As the driving force behind conservation platform Breathe Conservation, Ferguson is focused on raising public awareness about the devastating impact plastic pollution in oceans and rivers is having on our planet.
Ferguson announced her bold plan to swim along the South African coastline at the Sublime World Ocean Day Swim.
This week she told the Independent on Saturday that she would take on “the wildest coastline in the world” as she plans to swim the distance in stages.
The logistics are complicated so “we are giving ourselves a full year into 2023 to complete the swim,” she said.
Ferguson’s Guinness World Record non-stop swim around Chile’s Easter Island, which she achieved in November 2019 making history as the first person to do so, was a major challenge ‒ but she said her proposed South African coastline swim was an even bigger challenge.
“It’s a huge undertaking from a logistical point of view and I hope to start in March. It will probably take a year to complete as I will take winter (June, July and August 2022) off. That is when the ocean is the winter feeding ground for great whites (sharks) and of course the Sardine Run. Even so, I will face massive currents and marine life such as sharks, jellyfish and bluebottles.
“With lockdown and Covid, we have been looking for the next swim to create awareness around plastic pollution. Our own coastline is incredibly beautiful and not enough is being done about awareness around plastic pollution.
“I grew up in Cape Town but I live in Durban, so it will be a home from home swim,” she said.
During her winter break, Ferguson will take ocean plastic pollution awareness to schools, and will recommence her swim in September 2022.
Highlighting the plastic pollution problem in the Umgeni River in Durban, Ferguson said: “A lot of rivers feed into the Umgeni River and with it a lot of rubbish.” This includes plastic bottles and caps, drinking straws, chip packets, ear buds, flip-flop sandals and “a lot of polystyrene”.

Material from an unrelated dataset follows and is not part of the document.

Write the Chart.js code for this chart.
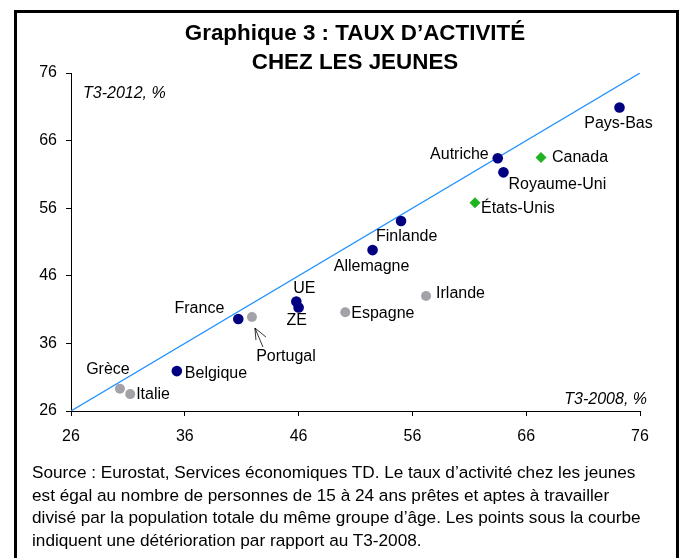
<!DOCTYPE html>
<html lang="fr">
<head>
<meta charset="utf-8">
<title>Graphique 3 : Taux d'activité chez les jeunes</title>
<script src="https://cdn.jsdelivr.net/npm/chart.js@4/dist/chart.umd.min.js"></script>
<style>
  html, body { margin: 0; padding: 0; background: #fff; }
  #wrap { position: relative; width: 681px; height: 558px; overflow: hidden; font-family: "Liberation Sans", Arial, sans-serif; }
  #chart { position: absolute; left: 0; top: 0; }
  #frame { position: absolute; left: 14px; top: 10px; width: 659px; height: 570px; border: 3px solid #000; }
  #title { position: absolute; left: 0; top: 19px; width: 710px; text-align: center; font-weight: bold; font-size: 22.4px; line-height: 28.5px; color: #000; }
  #note { position: absolute; left: 32px; top: 461px; font-size: 17.2px; line-height: 22.7px; color: #000; white-space: nowrap; }
</style>
</head>
<body>
<div id="wrap">
  <canvas id="chart" width="681" height="558"></canvas>
  <div id="frame"></div>
  <div id="title">Graphique 3 : TAUX D’ACTIVITÉ<br>CHEZ LES JEUNES</div>
  <div id="note">Source : Eurostat, Services économiques TD. Le taux d’activité chez les jeunes<br>est égal au nombre de personnes de 15 à 24 ans prêtes et aptes à travailler<br>divisé par la population totale du même groupe d’âge. Les points sous la courbe<br>indiquent une détérioration par rapport au T3-2008.</div>
</div>
<script>
// valeurs (en %)
var pays = ["Pays-Bas", "Autriche", "Royaume-Uni", "Canada", "États-Unis", "Finlande", "Allemagne", "Irlande",
  "UE", "ZE", "Espagne", "France", "Portugal", "Belgique", "Grèce", "Italie"];
var tauxT32008 = [74.2, 63.5, 64.0, 67.3, 61.5, 55.0, 52.5, 57.2, 45.8, 46.0, 50.1, 40.7, 41.9, 35.3, 30.3, 31.2];
var tauxT32012 = [70.9, 63.4, 61.3, 63.5, 56.8, 54.1, 49.8, 43.0, 42.2, 41.3, 40.6, 39.6, 39.9, 31.9, 29.3, 28.5];
var groupes = ["europe", "europe", "europe", "amerique", "amerique", "europe", "europe", "sud",
  "europe", "europe", "sud", "europe", "sud", "europe", "sud", "sud"];
var bornes = [26, 76];
var pas = 10;

var FONT = "'Liberation Sans', Arial, sans-serif";

// placement des étiquettes autour des points
var etiquettes = {
  "Pays-Bas": { dx: -1, dy: 16, align: "center" },
  "Autriche": { dx: -9, dy: -4, align: "right" },
  "Canada": { dx: 11, dy: 0, align: "left" },
  "Royaume-Uni": { dx: 5, dy: 12, align: "left" },
  "États-Unis": { dx: 6, dy: 6, align: "left" },
  "Finlande": { dx: -25, dy: 16, align: "left" },
  "Allemagne": { dx: -1, dy: 16, align: "center" },
  "France": { dx: -14, dy: -10, align: "right" },
  "UE": { dx: 8, dy: -13, align: "center" },
  "ZE": { dx: -2, dy: 13, align: "center" },
  "Espagne": { dx: 6, dy: 1, align: "left" },
  "Irlande": { dx: 10, dy: -2, align: "left" },
  "Portugal": { dx: 34, dy: 40, align: "center" },
  "Belgique": { dx: 8, dy: 2, align: "left" },
  "Grèce": { dx: -12, dy: -19, align: "center" },
  "Italie": { dx: 6, dy: 0, align: "left" }
};

function pointsDuGroupe(g) {
  var out = [];
  pays.forEach(function (nom, i) {
    if (groupes[i] === g) out.push({ x: tauxT32008[i], y: tauxT32012[i], nom: nom });
  });
  return out;
}

var labelPlugin = {
  id: "labels",
  afterDatasetsDraw: function (chart) {
    var ctx = chart.ctx;
    var area = chart.chartArea;
    ctx.save();
    ctx.fillStyle = "#000";
    ctx.font = "16px " + FONT;
    ctx.textBaseline = "middle";
    chart.data.datasets.forEach(function (ds, di) {
      if (!ds.showLabels) return;
      var meta = chart.getDatasetMeta(di);
      meta.data.forEach(function (pt, i) {
        var nom = ds.data[i].nom;
        var p = etiquettes[nom];
        ctx.textAlign = p.align;
        ctx.fillText(nom, pt.x + p.dx, pt.y + p.dy);
        if (nom === "Portugal") {
          ctx.strokeStyle = "#000";
          ctx.lineWidth = 0.8;
          ctx.beginPath();
          ctx.moveTo(pt.x + 3, pt.y + 11);
          ctx.lineTo(pt.x + 11, pt.y + 30);
          ctx.moveTo(pt.x + 3, pt.y + 11);
          ctx.lineTo(pt.x + 14, pt.y + 20);
          ctx.moveTo(pt.x + 3, pt.y + 11);
          ctx.lineTo(pt.x + 4, pt.y + 23);
          ctx.stroke();
        }
      });
    });
    ctx.font = "italic 16px " + FONT;
    ctx.textAlign = "left";
    ctx.fillText("T3-2012, %", area.left + 12, area.top + 21);
    ctx.textAlign = "right";
    ctx.fillText("T3-2008, %", area.right + 7, area.bottom - 11);
    ctx.restore();
  }
};

function axe(largeur) {
  return {
    type: "linear",
    min: bornes[0],
    max: bornes[1],
    ticks: { stepSize: pas, color: "#000", font: { family: FONT, size: 16 }, padding: largeur ? 9 : 11 },
    grid: { display: true, drawOnChartArea: false, drawTicks: true, tickLength: 5, tickColor: "#000" },
    border: { display: true, color: "#000", width: 1 }
  };
}

var scaleX = axe(false);
scaleX.afterFit = function (scale) { scale.height = 40; };
var scaleY = axe(true);
scaleY.afterFit = function (scale) { scale.width = 71; };

new Chart(document.getElementById("chart"), {
  type: "scatter",
  data: {
    datasets: [
      {
        label: "Europe",
        data: pointsDuGroupe("europe"),
        backgroundColor: "#000080",
        borderWidth: 0,
        pointRadius: 5.3,
        showLabels: true,
        order: 1
      },
      {
        label: "Autres",
        data: pointsDuGroupe("sud"),
        backgroundColor: "#a2a2a8",
        borderWidth: 0,
        pointRadius: 5,
        showLabels: true,
        order: 1
      },
      {
        label: "Amérique du Nord",
        data: pointsDuGroupe("amerique"),
        backgroundColor: "#1fb31f",
        borderWidth: 0,
        pointStyle: "rectRot",
        pointRadius: 5.5,
        showLabels: true,
        order: 1
      },
      {
        type: "line",
        label: "45°",
        data: [{ x: bornes[0], y: bornes[0] }, { x: bornes[1], y: bornes[1] }],
        borderColor: "#1e90ff",
        borderWidth: 1.2,
        pointRadius: 0,
        fill: false,
        order: 10
      }
    ]
  },
  options: {
    responsive: false,
    animation: false,
    layout: { padding: { left: 0, right: 41, top: 73, bottom: 107 } },
    plugins: { legend: { display: false }, tooltip: { enabled: false } },
    scales: { x: scaleX, y: scaleY }
  },
  plugins: [labelPlugin]
});
</script>
</body>
</html>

She added: “Plastic never disappears, it causes a toxic build-up and our marine life is suffocating. It affects the whole chain (of marine ecosystems).
“But it’s not too late and we’ve got to keep fighting. In the short break during Covid lockdown, carbon dioxide emissions dropped significantly which is a sign it can be done.
“Nature is amazing and will restore itself if we leave it alone.
“Each consumer can make changes to daily life and it’s important to raise awareness with the youth as they will create change.”
Ferguson said she will start training for her Durban to Cape Town swim in August.
“I do train all the time, but once I start training in August, I will have to put on weight for the distances I will be covering and acclimatise for time in the water,” she said, adding that she enjoyed smoothies and soups to gain weight.
“This swim is going to be a super big swim and far more challenging than the Easter Island swim,” she said.
Oceans cover 70% of the planet and produce at least 50% of the world’s oxygen.
It is also the main source of protein for more than a billion people, while an estimated 40 million people will be employed in ocean-based industries by 2030.
According to the International Union for Conservation of Nature (IUCN), at least 8 million tons of plastic end up in the ocean every year and make up 80% of all marine debris from surface water to deep-sea sediment.
Plastic pollution is now regarded as a major threat to marine life and marine ecology, with almost 90% of big fish population having been depleted and 50% of coral reefs destroyed.
World’s Oceans Day was marked on June 8.